Autorenschreibtisch: Arno Geiger

Autorenschreibtisch: Arno Geiger

Nachdenken über meinen Schreibtisch

In mancher Hinsicht ist der Schreibtisch der einzige Ort, an dem ich nicht bin. Wenn ich dort sitze und schreibe, bin ich woanders. Überall sonst befinde ich mich dort, wo ich mich aufhalte. In der Küche bleiben meistens auch die Gedanken in der Nähe. Aber am Schreibtisch entfernen sich die Gedanken.
Der Schreibtisch ist eine Tür zur Welt, zur Wildnis des Lebens. Ich schreibe meine Bücher weitgehend mit geschlossenen Augen.
Am unordentlichsten ist mein Schreibtisch, wenn ich nicht schreibe. Dann schmeiße ich dort alles hin, und die Dinge langweilen sich für ein paar Wochen. In solchen Zeiten kommt es vor, dass der Schreibtisch regelrecht zugeschneit ist von Papier und Büchern.
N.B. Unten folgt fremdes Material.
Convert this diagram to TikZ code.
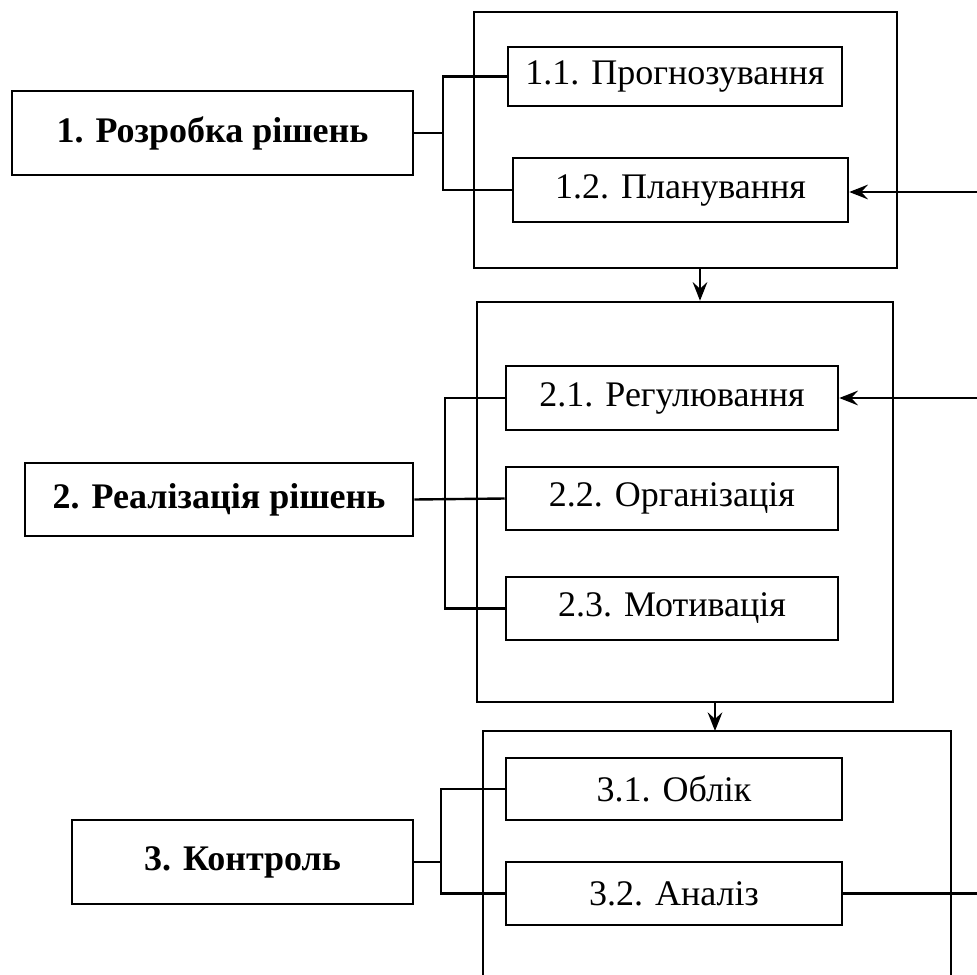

Es macht dann den Eindruck, als würde ich arbeiten wie ein Wilder, es passiert aber beinahe das Gegenteil. Jedenfalls arbeite ich nicht am Schreibtisch, sondern in Gedanken oder dadurch, dass ich mich am Leben beteilige. Das Schreiben ist nicht der Sinn des Lebens, der Sinn des Lebens ist das Leben selbst.
Ich finde es nicht gut, ständig am Schreibtisch zu sitzen. Ich werde dort nicht nur physisch, sondern auch als Mensch ganz schief. Deshalb zieht es mich oft hinaus oder ich bummle durch die Wohnung. Ich liebe meinen Alltag. Aber wenn ich wieder mit Schreiben begonnen habe, liebe ich meinen Schreibtisch. So ein Schreibtisch ist Stütze im doppelten Sinn. Ich kann den Ellbogen aufsetzen und das Kinn in die Hand legen, und alles ist verbunden, Kopf, Arm, Tisch und Welt.
Momentan liegt am Schreibtisch ein Stoß mit Post, die ich teils schreiben und teils beantworten soll. Bin aber viel zu müde dazu. Ich habe deshalb einen Stein auf den Stoß gelegt, damit er weniger hoch erscheint. Sieht gleich besser aus.